His point is that the goal of being a Christian is to get to Heaven. The goal is to live like we’re citizens of heaven already and that we have to help each other as we journey to get there. That’s why Jesus kind of blows off the petty concern that John makes in the gospel – Jesus they’re not in our group and they’re casting out demons in your name. As Christians, you and I need to be focused on heaven – getting there ourselves and taking everyone with us. And whether the Newman Catholic Campus Ministry does that – the missionaries from FOCUS or some other group of Christians – the important thing for all of us who say that we love Jesus is to act like we do… And the most common thing among all those who say they love Jesus is that they hate sin Because sin in short is an invitation to Hell.

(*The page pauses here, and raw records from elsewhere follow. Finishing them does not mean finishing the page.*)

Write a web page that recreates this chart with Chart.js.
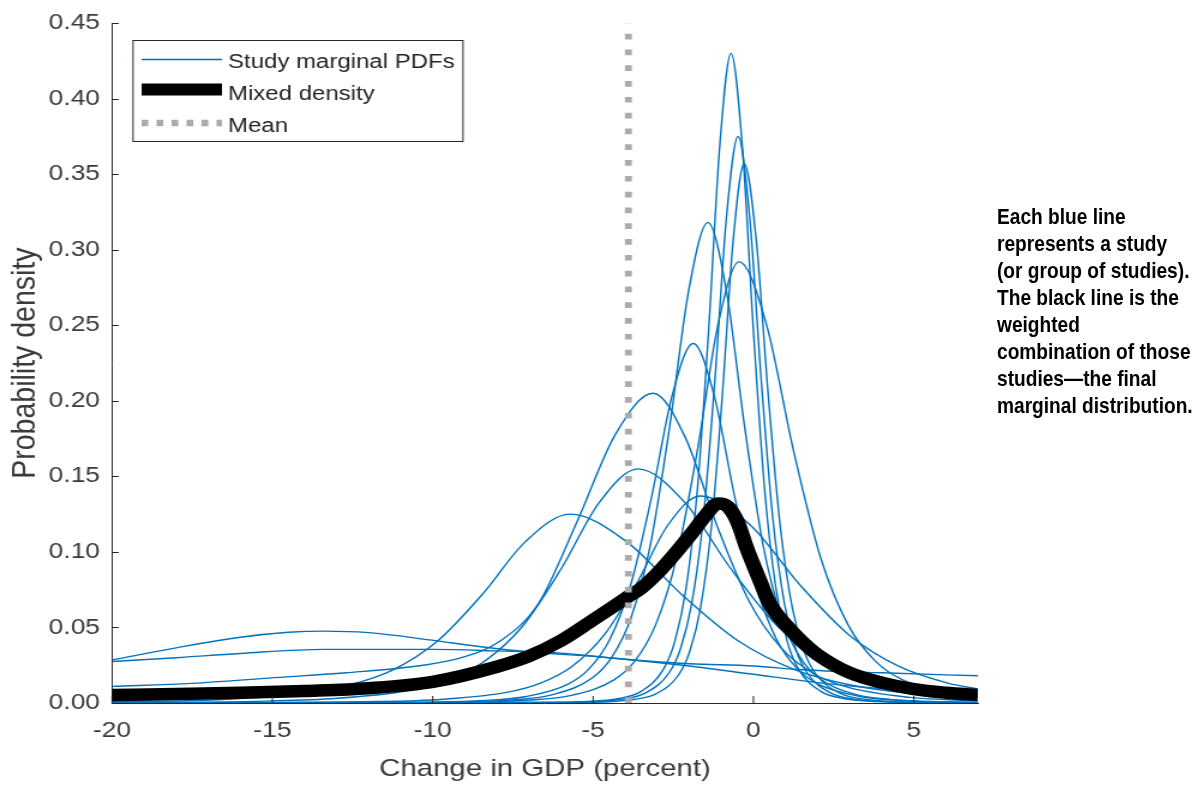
<!DOCTYPE html>
<html>
<head>
<meta charset="utf-8">
<script src="https://cdn.jsdelivr.net/npm/chart.js@4.4.1/dist/chart.umd.min.js"></script>
<style>
  html, body { margin: 0; padding: 0; background: #fff; width: 1201px; height: 785px; overflow: hidden; }
  #wrap { position: absolute; left: 0; top: 0; width: 1001px; height: 785px;
          transform: scaleX(1.1998); transform-origin: 0 0; }
  #note { position: absolute; left: 997px; top: 203px; color: #000;
          font-family: "Liberation Sans", Arial, sans-serif;
          font-weight: bold; font-size: 22px; line-height: 27px; white-space: nowrap;
          transform: scaleX(0.87); transform-origin: 0 0; }
</style>
</head>
<body>
<div id="wrap"><canvas id="c" width="1001" height="785"></canvas></div>
<div id="note">Each blue line<br>represents a study<br>(or group of studies).<br>The black line is the<br>weighted<br>combination of those<br>studies—the final<br>marginal distribution.</div>
<script>
// Axis ticks
const xTicks = [-20, -15, -10, -5, 0, 5];
const yTicks = [0, 0.05, 0.10, 0.15, 0.20, 0.25, 0.30, 0.35, 0.40, 0.45];

// Mean of the mixed density (percent change in GDP)
const meanChange = -3.9;
const meanSpan = [0, 0.45];

// Study marginal PDFs: change in GDP (x) and probability density (y)
const studyA_x = [-20, -6.3, -4.2, -3.5, -2.8, -2.45, -2.1, -1.75, -1.4, -1.05, -0.7, -0.35, 0, 0.35, 0.7, 1.05, 1.4, 2.1, 2.8, 4.9, 7];
const studyA_y = [0.0001, 0.0004, 0.003, 0.0077, 0.0226, 0.041, 0.076, 0.141, 0.246, 0.369, 0.430, 0.369, 0.246, 0.141, 0.076, 0.041, 0.0226, 0.0077, 0.003, 0.0004, 0.0001];

const studyB_x = [-20, -6.24, -4.08, -3.36, -2.64, -2.28, -1.92, -1.56, -1.2, -0.84, -0.48, -0.12, 0.24, 0.6, 0.96, 1.32, 1.68, 2.4, 3.12, 5.28, 7];
const studyB_y = [0.0001, 0.0003, 0.0026, 0.0067, 0.0197, 0.0356, 0.0664, 0.123, 0.2145, 0.322, 0.375, 0.322, 0.2145, 0.123, 0.0664, 0.0356, 0.0197, 0.0067, 0.0026, 0.0003, 0.0001];

const studyC_x = [-20, -5.73, -3.69, -3.01, -2.33, -1.99, -1.65, -1.31, -0.97, -0.63, -0.29, 0.085, 0.46, 0.835, 1.21, 1.585, 1.96, 2.71, 3.46, 5.71, 7];
const studyC_y = [0.0001, 0.0003, 0.0025, 0.0064, 0.0187, 0.0339, 0.0632, 0.117, 0.204, 0.307, 0.357, 0.307, 0.204, 0.117, 0.0632, 0.0339, 0.0187, 0.0064, 0.0025, 0.0003, 0.0002];

const studyD_x = [-20, -10.85, -6.95, -5.65, -4.35, -3.7, -3.05, -2.4, -1.75, -1.1, -0.45, 0.4, 1.25, 2.1, 2.95, 3.8, 4.65, 6.35, 7];
const studyD_y = [0.0001, 0.00025, 0.002, 0.0052, 0.0153, 0.0277, 0.0517, 0.0958, 0.167, 0.251, 0.292, 0.251, 0.167, 0.0958, 0.0517, 0.0277, 0.0153, 0.0052, 0.0038];

const studyE_x = [-20, -11.02, -7.42, -6.22, -5.02, -4.42, -3.82, -3.22, -2.62, -2.02, -1.42, -0.845, -0.27, 0.305, 0.88, 1.455, 2.03, 3.18, 4.33, 7];
const studyE_y = [0.0001, 0.0003, 0.0022, 0.0057, 0.0167, 0.0302, 0.0563, 0.104, 0.182, 0.273, 0.318, 0.273, 0.182, 0.104, 0.0563, 0.0302, 0.0167, 0.0057, 0.0022, 0.0004];

const studyF_x = [-20, -12.28, -8.38, -7.08, -5.78, -5.13, -4.48, -3.83, -3.18, -2.53, -1.88, -1.23, -0.58, 0.07, 0.72, 1.37, 2.02, 3.32, 4.62, 7];
const studyF_y = [0.0001, 0.0002, 0.0017, 0.0043, 0.0125, 0.0226, 0.0421, 0.0781, 0.136, 0.204, 0.238, 0.204, 0.136, 0.0781, 0.0421, 0.0226, 0.0125, 0.0043, 0.0017, 0.0004];

const studyG_x = [-20, -17.5, -15.1, -12.7, -10.3, -9.1, -7.9, -6.7, -5.5, -4.3, -3.13, -2.13, -1.13, -0.13, 0.87, 1.87, 2.87, 4.87, 7];
const studyG_y = [0.011, 0.013, 0.0165, 0.020, 0.025, 0.030, 0.041, 0.066, 0.120, 0.178, 0.205, 0.176, 0.117, 0.0672, 0.0363, 0.0195, 0.0108, 0.0037, 0.0014];

const studyH_x = [-20, -15.6, -13.2, -10.8, -9.6, -8.4, -7.2, -6.0, -4.8, -3.6, -2.15, -0.7, 0.75, 2.2, 3.65, 5.1, 7];
const studyH_y = [0.0002, 0.0011, 0.0028, 0.0081, 0.0147, 0.0274, 0.0508, 0.0887, 0.133, 0.155, 0.133, 0.0887, 0.0508, 0.0274, 0.0147, 0.0081, 0.0042];

const studyI_x = [-20, -11.66, -9.66, -7.66, -6.66, -5.66, -4.66, -3.66, -2.66, -1.66, -0.11, 1.44, 2.99, 4.54, 6.09, 7];
const studyI_y = [0.0001, 0.001, 0.0025, 0.0072, 0.013, 0.0242, 0.0449, 0.0784, 0.118, 0.137, 0.118, 0.0784, 0.0449, 0.0242, 0.013, 0.0093];

const studyJ_x = [-20, -16.72, -13.97, -12.6, -11.22, -9.85, -8.47, -7.1, -5.72, -3.97, -2.22, -0.47, 1.28, 3.03, 4.78, 7];
const studyJ_y = [0.0008, 0.0022, 0.0066, 0.0119, 0.0221, 0.041, 0.0715, 0.107, 0.125, 0.107, 0.0715, 0.041, 0.0221, 0.0119, 0.0066, 0.0034];

const studyK_x = [-20, -18, -16, -14.5, -13.4, -12, -10.1, -8.5, -7, -4.5, -2, 0, 2, 4, 7];
const studyK_y = [0.0285, 0.0365, 0.0435, 0.0468, 0.0476, 0.0466, 0.0418, 0.0372, 0.0338, 0.030, 0.0245, 0.019, 0.0135, 0.0095, 0.006];

const studyL_x = [-20, -18, -16, -13.4, -10, -8, -6, -4, -2, 0, 1.5, 4, 7];
const studyL_y = [0.0275, 0.030, 0.0328, 0.0355, 0.0355, 0.0345, 0.033, 0.029, 0.026, 0.0245, 0.022, 0.020, 0.018];

// Mixed (weighted) density
const mixedX = [-20, -18, -16, -14, -12, -10, -8, -7, -6, -5, -4.5, -3.9, -3.5, -2.9, -2.4, -1.9, -1.5, -1.1, -0.8, -0.5, -0.2, 0.2, 0.5, 1.0, 1.5, 2.0, 3.0, 4.0, 5.0, 6.0, 7];
const mixedY = [0.0053, 0.006, 0.0068, 0.008, 0.0098, 0.014, 0.024, 0.031, 0.0413, 0.055, 0.062, 0.0705, 0.076, 0.088, 0.100, 0.113, 0.124, 0.132, 0.130, 0.120, 0.102, 0.081, 0.066, 0.052, 0.041, 0.032, 0.020, 0.0135, 0.0092, 0.0068, 0.0053];

const studies = [
  [studyA_x, studyA_y], [studyB_x, studyB_y], [studyC_x, studyC_y], [studyD_x, studyD_y],
  [studyE_x, studyE_y], [studyF_x, studyF_y], [studyG_x, studyG_y], [studyH_x, studyH_y],
  [studyI_x, studyI_y], [studyJ_x, studyJ_y], [studyK_x, studyK_y], [studyL_x, studyL_y]
];

const BLUE = '#0072BD';
const AXIS = '#262626';
const TEXT = '#3a3a3a';
const MEAN_GRAY = '#ABABAB';
const FONT = '"Liberation Sans", Arial, Helvetica, sans-serif';

const toPts = (xs, ys) => xs.map((x, i) => ({ x: x, y: ys[i] }));

const datasets = [
  { label: 'Mean', data: toPts([meanChange, meanChange], meanSpan),
    borderColor: MEAN_GRAY, borderWidth: 5.8, borderDash: [5.7, 10.1], order: 0 },
  { label: 'Mixed density', data: toPts(mixedX, mixedY),
    borderColor: '#000000', borderWidth: 12.5, cubicInterpolationMode: 'monotone', order: 1 }
].concat(studies.map(s => ({
  label: 'Study marginal PDFs', data: toPts(s[0], s[1]),
  borderColor: BLUE, borderWidth: 1.4, cubicInterpolationMode: 'monotone', order: 2
})));

// Chart area edges on the canvas
const AREA_LEFT = 93.35, AREA_RIGHT = 815.1, AREA_TOP = 22, AREA_BOTTOM = 703;

// Tick marks pointing into the plot
const inwardTicks = {
  id: 'inwardTicks',
  afterDatasetsDraw(chart) {
    const { ctx, chartArea: a, scales: { x, y } } = chart;
    ctx.save();
    ctx.strokeStyle = AXIS;
    ctx.lineWidth = 1;
    ctx.beginPath();
    x.ticks.forEach(t => {
      const px = x.getPixelForValue(t.value);
      ctx.moveTo(px, a.bottom);
      ctx.lineTo(px, a.bottom - 7);
    });
    y.ticks.forEach(t => {
      const py = Math.round(y.getPixelForValue(t.value)) + 0.5;
      ctx.moveTo(a.left, py);
      ctx.lineTo(a.left + 5.6, py);
    });
    ctx.stroke();
    ctx.restore();
  }
};

// Boxed legend in the upper left of the plot
const boxLegend = {
  id: 'boxLegend',
  afterDraw(chart) {
    const ctx = chart.ctx;
    const L = 110.85, T = 40.5, R = 385.9, B = 141.5;
    const x0 = 118, x1 = 185, tx = 190;
    ctx.save();
    ctx.fillStyle = '#ffffff';
    ctx.fillRect(L, T, R - L, B - T);
    ctx.strokeStyle = AXIS;
    ctx.lineWidth = 1;
    ctx.strokeRect(L, T, R - L, B - T);

    ctx.strokeStyle = BLUE; ctx.lineWidth = 1.5;
    ctx.beginPath(); ctx.moveTo(x0, 59.5); ctx.lineTo(x1, 59.5); ctx.stroke();

    ctx.strokeStyle = '#000000'; ctx.lineWidth = 12;
    ctx.beginPath(); ctx.moveTo(x0, 89.5); ctx.lineTo(x1, 89.5); ctx.stroke();

    ctx.strokeStyle = MEAN_GRAY; ctx.lineWidth = 6.7; ctx.setLineDash([5.6, 6.9]);
    ctx.beginPath(); ctx.moveTo(x0, 123); ctx.lineTo(x1, 123); ctx.stroke();
    ctx.setLineDash([]);

    ctx.fillStyle = AXIS;
    ctx.font = '20px ' + FONT;
    ctx.textBaseline = 'alphabetic';
    ctx.textAlign = 'left';
    ctx.fillText('Study marginal PDFs', tx, 68);
    ctx.fillText('Mixed density', tx, 99.5);
    ctx.fillText('Mean', tx, 132);
    ctx.restore();
  }
};

new Chart(document.getElementById('c'), {
  type: 'line',
  data: { datasets: datasets },
  plugins: [inwardTicks, boxLegend],
  options: {
    responsive: false,
    animation: false,
    events: [],
    parsing: true,
    elements: { point: { radius: 0 }, line: { tension: 0, borderCapStyle: 'butt' } },
    layout: { padding: { left: 0, right: 1001 - AREA_RIGHT, top: AREA_TOP, bottom: 0 } },
    plugins: { legend: { display: false }, tooltip: { enabled: false } },
    scales: {
      x: {
        type: 'linear', min: -20, max: 7,
        afterBuildTicks: s => { s.ticks = xTicks.map(v => ({ value: v })); },
        afterFit: s => { s.height = 785 - AREA_BOTTOM; },
        grid: { display: false, drawTicks: false },
        border: { display: true, color: AXIS, width: 1 },
        ticks: { padding: 15, color: TEXT, font: { family: FONT, size: 22 }, maxRotation: 0,
                 callback: v => String(v) },
        title: { display: true, text: 'Change in GDP (percent)', color: TEXT,
                 font: { family: FONT, size: 24.5 }, padding: { top: 0, bottom: 1 } }
      },
      y: {
        type: 'linear', min: 0, max: 0.45,
        afterBuildTicks: s => { s.ticks = yTicks.map(v => ({ value: v })); },
        afterFit: s => { s.width = AREA_LEFT; },
        grid: { display: false, drawTicks: false },
        border: { display: true, color: AXIS, width: 1 },
        ticks: { padding: 10, color: TEXT, font: { family: FONT, size: 22 },
                 callback: v => Number(v).toFixed(2) },
        title: { display: true, text: 'Probability density', color: TEXT,
                 font: { family: FONT, size: 28.5 }, padding: { top: 4.5, bottom: 0 } }
      }
    }
  }
});
</script>
</body>
</html>
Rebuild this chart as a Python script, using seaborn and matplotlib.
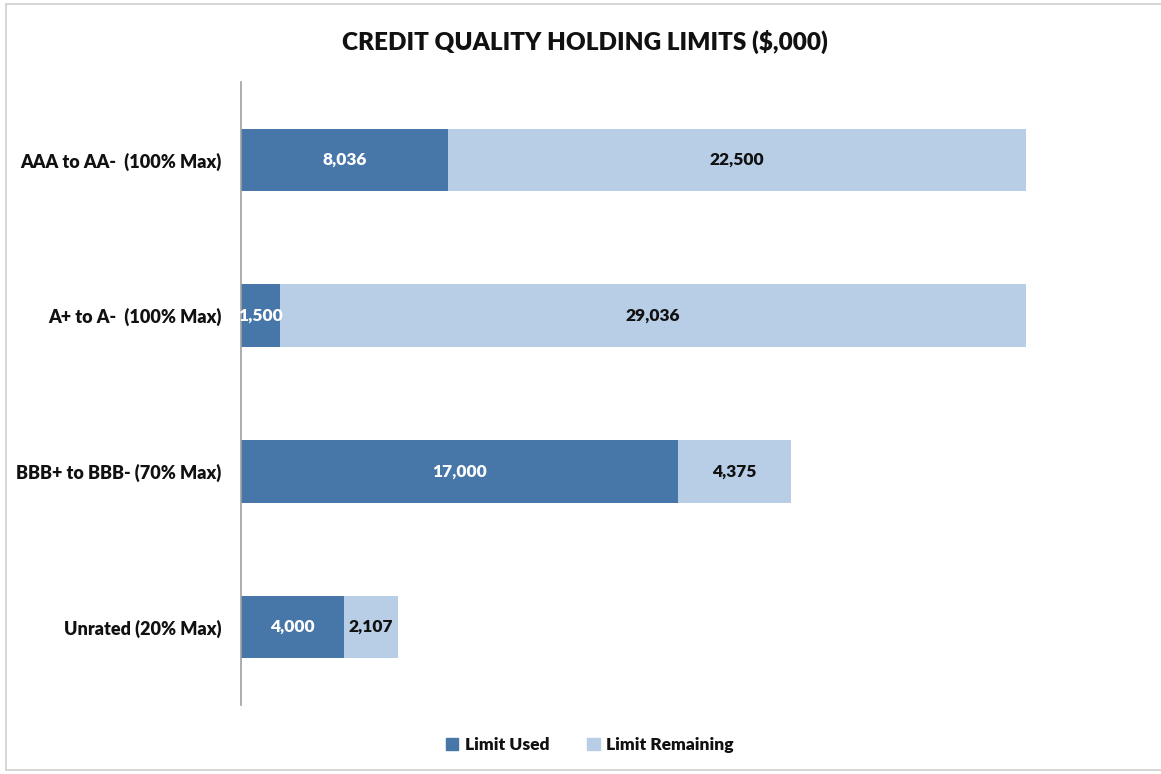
import matplotlib
matplotlib.use("Agg")
import matplotlib.pyplot as plt
import matplotlib.patches as mpatches
import pandas as pd
import seaborn as sns

# values ($,000)
categories = ["AAA to AA-  (100% Max)", "A+ to A-  (100% Max)",
              "BBB+ to BBB- (70% Max)", "Unrated (20% Max)"]
limit_used = [8036, 1500, 17000, 4000]
limit_remaining = [22500, 29036, 4375, 2107]

used_color = "#4677a8"
remain_color = "#b8cde6"

df = pd.DataFrame({"category": categories, "used": limit_used,
                   "remaining": limit_remaining})
df["total"] = df["used"] + df["remaining"]

sns.set_style("white")
plt.rcParams["font.family"] = ["Lato", "DejaVu Sans"]

fig = plt.figure(figsize=(11.61, 7.74), dpi=100)
ax = fig.add_axes([241 / 1161, 69 / 774, 900 / 1161, 623 / 774])

# stacked: full length in light colour, used part drawn over it
sns.barplot(data=df, x="total", y="category", color=remain_color,
            orient="h", width=0.4, saturation=1, ax=ax, errorbar=None,
            linewidth=0)
sns.barplot(data=df, x="used", y="category", color=used_color,
            orient="h", width=0.4, saturation=1, ax=ax, errorbar=None,
            linewidth=0)

for i, row in df.iterrows():
    ax.text(row["used"] / 2, i, f"{row['used']:,}", ha="center", va="center",
            color="white", fontsize=12.5, fontweight="heavy")
    ax.text(row["used"] + row["remaining"] / 2, i, f"{row['remaining']:,}",
            ha="center", va="center", color="#111111", fontsize=12.5,
            fontweight="heavy")

ax.set_xlim(0, 35000)
ax.set_ylim(3.5, -0.5)
ax.set_xlabel("")
ax.set_ylabel("")
ax.set_xticks([])
for side in ["top", "right", "bottom"]:
    ax.spines[side].set_visible(False)
ax.spines["left"].set_color("#a0a0a0")
ax.spines["left"].set_linewidth(1.2)
ax.tick_params(axis="y", length=0, pad=14, labelsize=13, colors="#111111")
for lbl in ax.get_yticklabels():
    lbl.set_fontweight("heavy")

fig.text(0.504, 1 - 42 / 774, "CREDIT QUALITY HOLDING LIMITS ($,000)",
         ha="center", va="center", fontsize=17.5, fontweight="heavy",
         color="#111111")

handles = [mpatches.Patch(color=used_color, label="Limit Used"),
           mpatches.Patch(color=remain_color, label="Limit Remaining")]
leg = fig.legend(handles=handles, loc="center", ncol=2, frameon=False,
                 bbox_to_anchor=(0.508, 1 - 745 / 774), handlelength=0.7,
                 handleheight=0.7, handletextpad=0.4, columnspacing=2.2,
                 prop={"size": 12.5, "weight": "heavy"})
for t in leg.get_texts():
    t.set_color("#111111")

# light frame around chart area
fig.add_artist(plt.Line2D([6 / 1161, 6 / 1161], [4 / 774, 1 - 4 / 774],
                          transform=fig.transFigure, color="#d0d0d0", lw=1.2))
fig.add_artist(plt.Line2D([6 / 1161, 1], [1 - 4 / 774, 1 - 4 / 774],
                          transform=fig.transFigure, color="#d0d0d0", lw=1.2))
fig.add_artist(plt.Line2D([6 / 1161, 1], [4 / 774, 4 / 774],
                          transform=fig.transFigure, color="#d0d0d0", lw=1.2))

fig.savefig("out.png", dpi=100, facecolor="white")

The problem is, in Facebook-terminology, we haven’t RSVP’d to that invitation. We haven’t accepted the invite – but we haven’t exactly declined. It’s just there. That’s what sin does – it looks attractive. It tries to connive us to take a glance, give it a try, what the hell? [pun intended]

Consensual or not, for that young woman and those five young men – they’ve experienced Hell. For that young woman to make up such an accusation tells you the depths of the pain, anguish and shame she felt. If it was as “ok” as the world seemed to treat it once they realized it wasn’t a rape and was a consensual act – she wouldn’t have been driven to such despair and depression to do what she did. And for those young “men” who participated in this, (and I use the word “men” loosely) the lack of conscious they had, the fact that they felt vindicated should frighten any woman who would go out on a date with these individuals.

 

Yes, they’ve experienced Hell. And the more we shrug our shoulders and say “Oh” and just move on – bewildered – rather than call it what it is – sin – the more we allow one another to think that perhaps it’s okay, or, well, it’s not my place to say something like that to tell someone else that that’s wrong or, I don’t want people to be offended by my beliefs; yes, the more we don’t want to confront our own sinfulness and truly have a change of heart – realizing that my sins affect you and your sins affects me – the closer we all get to revoking our heavenly citizenship, to rejecting God’s love, to hitting ‘Ignore’ on Christ’s invitation to Eternal Life.